A second Grigsby family figures into the early days of Dallas. The patriarch of that family was John Grigsby, although he nor any of his immediate family appear to have lived in Dallas. John Grigsby (1787 – 1841) was also believed to have been born in Virginia. He married Hester Sharp (1799 – 1831) in 1817 while living in Indiana. There Hester and John had all of their eight children. Hester died in 1831 and two years later John married Eliza Louisa Thompson (1815 – 1843). The following year, 1834, Louisa and John moved to Texas, first settling in the Teneha area.
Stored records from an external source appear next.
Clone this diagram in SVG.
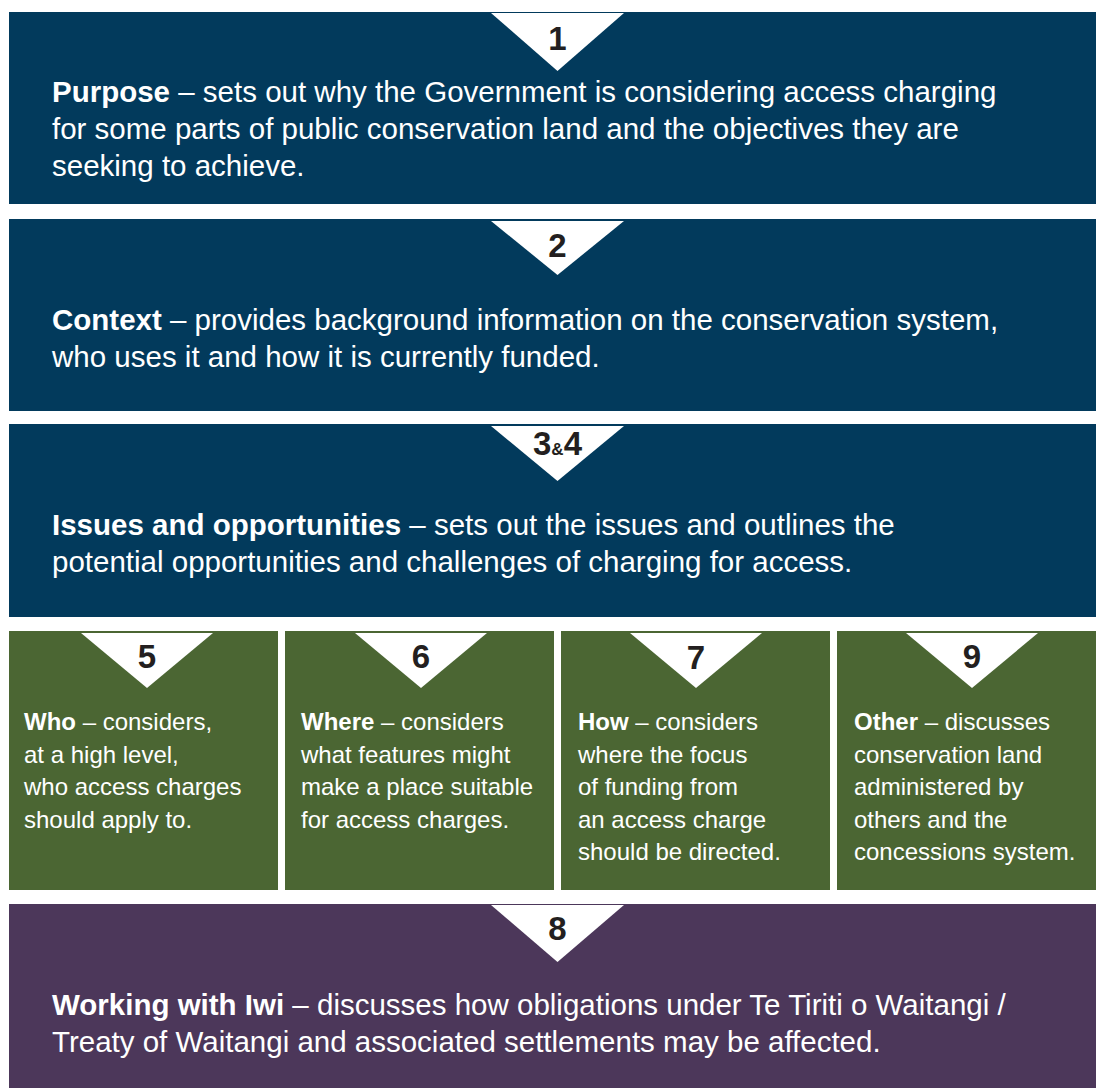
<svg xmlns="http://www.w3.org/2000/svg" width="1096" height="1088" viewBox="0 0 1096 1088">
  <style>
    .blue { fill: #023a5c; }
    .green { fill: #4b6633; }
    .purple { fill: #4c375a; }
    .tri { fill: #ffffff; }
    .num { font-family: "Liberation Sans", Arial, sans-serif; font-weight: bold; font-size: 33px; fill: #231f20; text-anchor: middle; }
    .big { font-family: "Liberation Sans", Arial, sans-serif; font-size: 29.5px; fill: #ffffff; }
    .small { font-family: "Liberation Sans", Arial, sans-serif; font-size: 24px; fill: #ffffff; }
    .b { font-weight: bold; }
  </style>
  <rect width="1096" height="1088" fill="#ffffff"/>

  <!-- 1: Purpose -->
  <g id="node-purpose">
    <rect class="blue" x="9" y="12" width="1087" height="192"/>
    <polygon class="tri" points="491,13 624,13 557.5,71"/>
    <text class="num" x="557.5" y="50">1</text>
    <text class="big" x="52" y="102"><tspan class="b">Purpose</tspan> – sets out why the Government is considering access charging</text>
    <text class="big" x="52" y="139">for some parts of public conservation land and the objectives they are</text>
    <text class="big" x="52" y="176">seeking to achieve.</text>
  </g>

  <!-- 2: Context -->
  <g id="node-context">
    <rect class="blue" x="9" y="219" width="1087" height="192"/>
    <polygon class="tri" points="491,221 624,221 557.5,275"/>
    <text class="num" x="557.5" y="257">2</text>
    <text class="big" x="52" y="330"><tspan class="b">Context</tspan> – provides background information on the conservation system,</text>
    <text class="big" x="52" y="367">who uses it and how it is currently funded.</text>
  </g>

  <!-- 3 & 4: Issues and opportunities -->
  <g id="node-issues">
    <rect class="blue" x="9" y="424" width="1087" height="193"/>
    <polygon class="tri" points="491,426 624,426 557.5,481"/>
    <text class="num" x="557.5" y="455" font-size="27"><tspan>3</tspan><tspan font-size="17">&amp;</tspan><tspan>4</tspan></text>
    <text class="big" x="52" y="535"><tspan class="b">Issues and opportunities</tspan> – sets out the issues and outlines the</text>
    <text class="big" x="52" y="572">potential opportunities and challenges of charging for access.</text>
  </g>

  <!-- 5: Who -->
  <g id="node-who">
    <rect class="green" x="9" y="631" width="269" height="259"/>
    <polygon class="tri" points="81,633 213,633 147,688"/>
    <text class="num" x="147" y="668">5</text>
    <text class="small" x="24" y="730"><tspan class="b">Who</tspan> – considers,</text>
    <text class="small" x="24" y="762.5">at a high level,</text>
    <text class="small" x="24" y="795">who access charges</text>
    <text class="small" x="24" y="827.5">should apply to.</text>
  </g>

  <!-- 6: Where -->
  <g id="node-where">
    <rect class="green" x="285" y="631" width="269" height="259"/>
    <polygon class="tri" points="355,633 487,633 421,688"/>
    <text class="num" x="421" y="668">6</text>
    <text class="small" x="301" y="730"><tspan class="b">Where</tspan> – considers</text>
    <text class="small" x="301" y="762.5">what features might</text>
    <text class="small" x="301" y="795">make a place suitable</text>
    <text class="small" x="301" y="827.5">for access charges.</text>
  </g>

  <!-- 7: How -->
  <g id="node-how">
    <rect class="green" x="561" y="631" width="269" height="259"/>
    <polygon class="tri" points="630,633 762,633 696,688"/>
    <text class="num" x="696" y="669">7</text>
    <text class="small" x="578" y="730"><tspan class="b">How</tspan> – considers</text>
    <text class="small" x="578" y="762.5">where the focus</text>
    <text class="small" x="578" y="795">of funding from</text>
    <text class="small" x="578" y="827.5">an access charge</text>
    <text class="small" x="578" y="860">should be directed.</text>
  </g>

  <!-- 9: Other -->
  <g id="node-other">
    <rect class="green" x="837" y="631" width="259" height="259"/>
    <polygon class="tri" points="906,633 1038,633 972,688"/>
    <text class="num" x="972" y="668">9</text>
    <text class="small" x="854" y="730"><tspan class="b">Other</tspan> – discusses</text>
    <text class="small" x="854" y="762.5">conservation land</text>
    <text class="small" x="854" y="795">administered by</text>
    <text class="small" x="854" y="827.5">others and the</text>
    <text class="small" x="854" y="860">concessions system.</text>
  </g>

  <!-- 8: Working with Iwi -->
  <g id="node-iwi">
    <rect class="purple" x="9" y="904" width="1087" height="184"/>
    <polygon class="tri" points="491,905 624,905 557.5,962"/>
    <text class="num" x="557.5" y="940">8</text>
    <text class="big" x="52" y="1015"><tspan class="b">Working with Iwi</tspan> – discusses how obligations under Te Tiriti o Waitangi /</text>
    <text class="big" x="52" y="1052">Treaty of Waitangi and associated settlements may be affected.</text>
  </g>

  <!-- no connectors between the panels -->
  <g id="connectors"/>
</svg>
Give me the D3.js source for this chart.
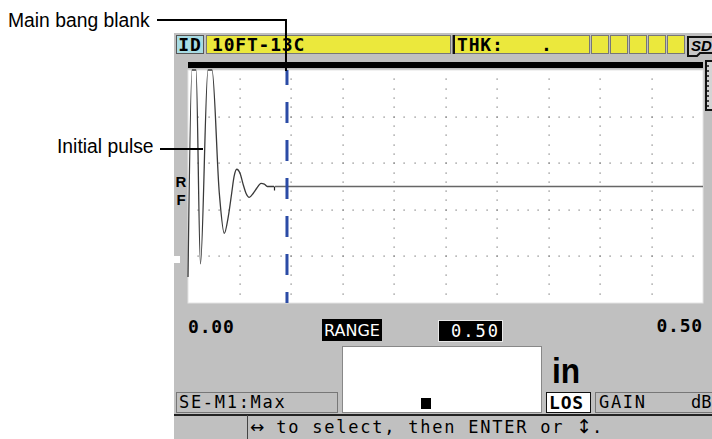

Some time later, the John Grigsby family moved a bit further west to Nacogdoches/Houston County on San Pedro Creek. They settled across the creek from the Edens family some of whom along with women and children of other families were victims of an 1838 raid by what was presumed to have been carried out by a group of Kickapoo warriors. The raid came to be called the Edens-Madden Massacre and occurred in October of 1838. The men were apparently away. A number of women and children from several families had gathered together in a dog trot style log house and many were killed. There were at least two survivors including an injured woman, Lavinia Langford Edens, the wife of John Edens, and a four year old boy, Balis Erls Madden. The families had some common first names, but it is unknown if the Edens and Maddens were directly related. Though the Grigsbys lived across the creek, close enough to hear the attack, no members of the Grigsby family were among the victims. Fearing for their own lives, they disappeared into the foliage around their home and were not attacked.

John Grigsby drowned in 1841 when he went overboard on the Trinity River as he was attempting to take a load of cotton downriver to sell at Galveston. The following year his widow Eliza Louisa Grigsby married Balis Edens in Houston County. Balis Edens (1802 – 1873) was an older son of the Edens family who had lost two children in the Edens-Madden attack in 1838. Balis would have been in his 30s at the time and does not appear to have been living with the rest of the family when the event occurred. Balis and Louisa had twin daughters, one of whom survived, before Louisa died in 1843. In the meantime, John had been granted a league and a labor of land in what became Dallas County, more specifically including what would eventually become part of downtown Dallas.

While they were living, John and Louisa had apparently sold about one-third of their 4,605 acres. Neither John nor Louisa left a will, so the inheritance of the remainder was in disarray. After Louisa’s death in 1843, Balis Edens had married Ruth Ann Grigsby, a daughter of John and Hester Grigsby and technically a step daughter of his late wife Louisa. The heirs upon Lousia’s death would have included the surviving children of John and Hester, possible children or grandchildren of John and Louisa and the surviving child of Louisa and Balis.

The litigation over the Grigsby inheritance was lengthy but was eventually settled as individual parcels of the property were conveyed to other owners. The boundaries of the original league and labor granted to John Grigsby has been described as a rectangle extending between Turtle Creek to Grand Avenue and from Lamar Street to Henderson Avenue. (A. C. Greene, Dallas Morning News, September 1, 1991.) To the southeast, it was bordered by the similarly sized Thomas Lagow parcel. John Neeley Bryan’s property appears to have been at the southern tip of the Grigsby land. Today the former Grigsby League would include most of downtown Dallas, in addition to what is called Uptown, Oak Lawn and Deep Ellum,. It would extend to the pre-levee banks of the Trinity, and would extend as well to at least some of Fair Park.

The burial places of John Grigsby and Eliza Louisa Grigsby Edens are currently unknown. Balis Edens, Ruth Ann Grigsby Edens (1826 – 1884) and many of their family are buried in the Balis Edens Cemetery in Grapeland, Houston County, Texas.